The sister of North Korean leader Kim Jong Un has hit back at a landmark nuclear agreement made between the US and South Korea, claiming it will only worsen security.
The government of Washington and Seoul made an agreement at the White House on Wednesday April 26, that aims to deter North Korean aggression, including plans to deploy a nuclear-armed submarine in South Korea for the first time since the 1980s.
In comments on state-run KCNA, Kim Yo Jong slammed the deal as a “typical product of their extreme anti-North Korean hostile policy, reflecting the most hostile and aggressive will of action.
Yo-Jong, the vice department director of the Central Committee of the Workers’ Party of Korea, said: ‘South Korean President Yoon Suk Yeol’s recent visit to Washington was an occasion for us to have much clearer understanding about the root cause and physical entity disturbing peace and security of the Korean Peninsula and the region.’
“As such, it will only result in making peace and security of northeast Asia and the world be exposed to more serious danger, and it is an act that can thus never be welcomed.”
She criticized US leader Joe Biden for his statement that any nuclear attack against the US and its allies will result in the end of the North Korean regime, condemning it as a “nonsensical remark from the person in his dotage.”
“The more the enemies are dead set on staging nuclear war exercises, and the more nuclear assets they deploy in the vicinity of the Korean peninsula, the stronger the exercise of our right to self-defence will become,” the official Korean Central News Agency (KCNA) quoted her as saying.
She slammed Biden as an ‘old man with no future,’ who is ‘irresponsibly brave’.
‘We cannot let pass nor overlook is the fact that the chief executive of the enemy state officially and personally used the word “the end of regime” under the eyes of the world,’ she said.
‘Would we simply regard it as the man’s senility?’
Yo-Jong described Washington as the North’s ‘most hostile adversary’ which has used ‘threatening rhetoric for which he should be prepared for far too great an after-storm that will not be easy for us to deliver’.
She then went ahead to call South Korean President Yoon Suk Yeol a “fool.”
Her comments mark the first response North Korea has made to the security pact between both countries.
Kim Yo Jong, the younger sister of Kim Jong Un, is a powerful figure in North Korea after she was promoted to the nation’s top decision-making body in September 2021.
She is believed to be one of her brother’s most trusted confidantes.

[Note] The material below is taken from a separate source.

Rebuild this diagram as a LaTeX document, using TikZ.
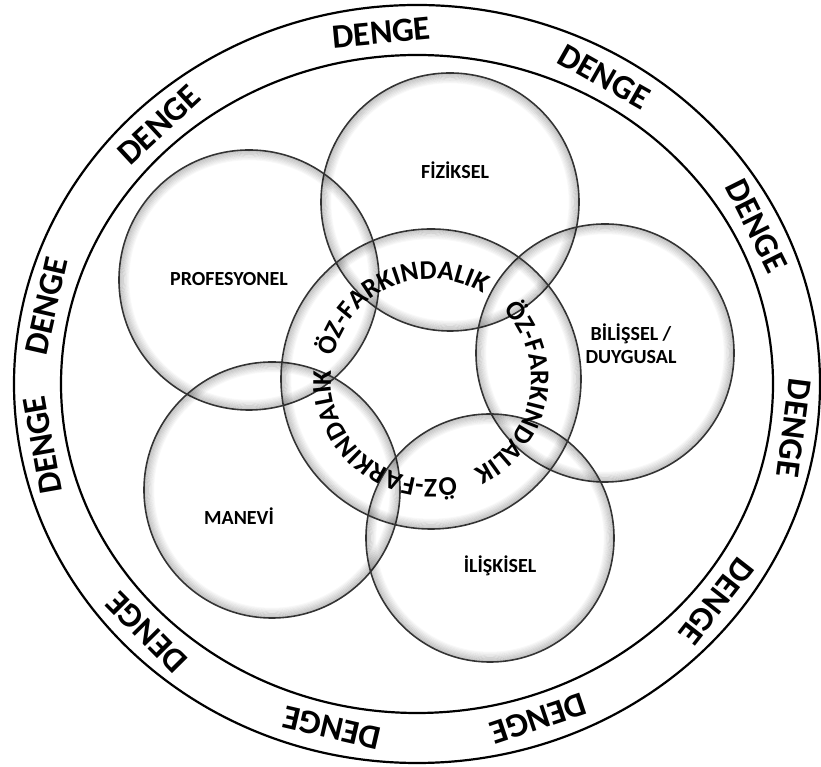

South Korea’s National Intelligence Service previously assessed her to be the country’s “de facto second in command.”
The new agreement says that the US intends to “take steps to make our deterrence more visible through the regular deployment of strategic assets, including a US nuclear ballistic submarine visit to South Korea,” a US official said.
In a joint news conference at the White House, Biden hailed what he called the “ironclad” alliance between the two countries.
The president also offered a stark warning to Kim. “A nuclear attack by North Korea against the United States or its allies and partners is unacceptable, and will result in the end of whatever regime were to take such an action,” Biden said.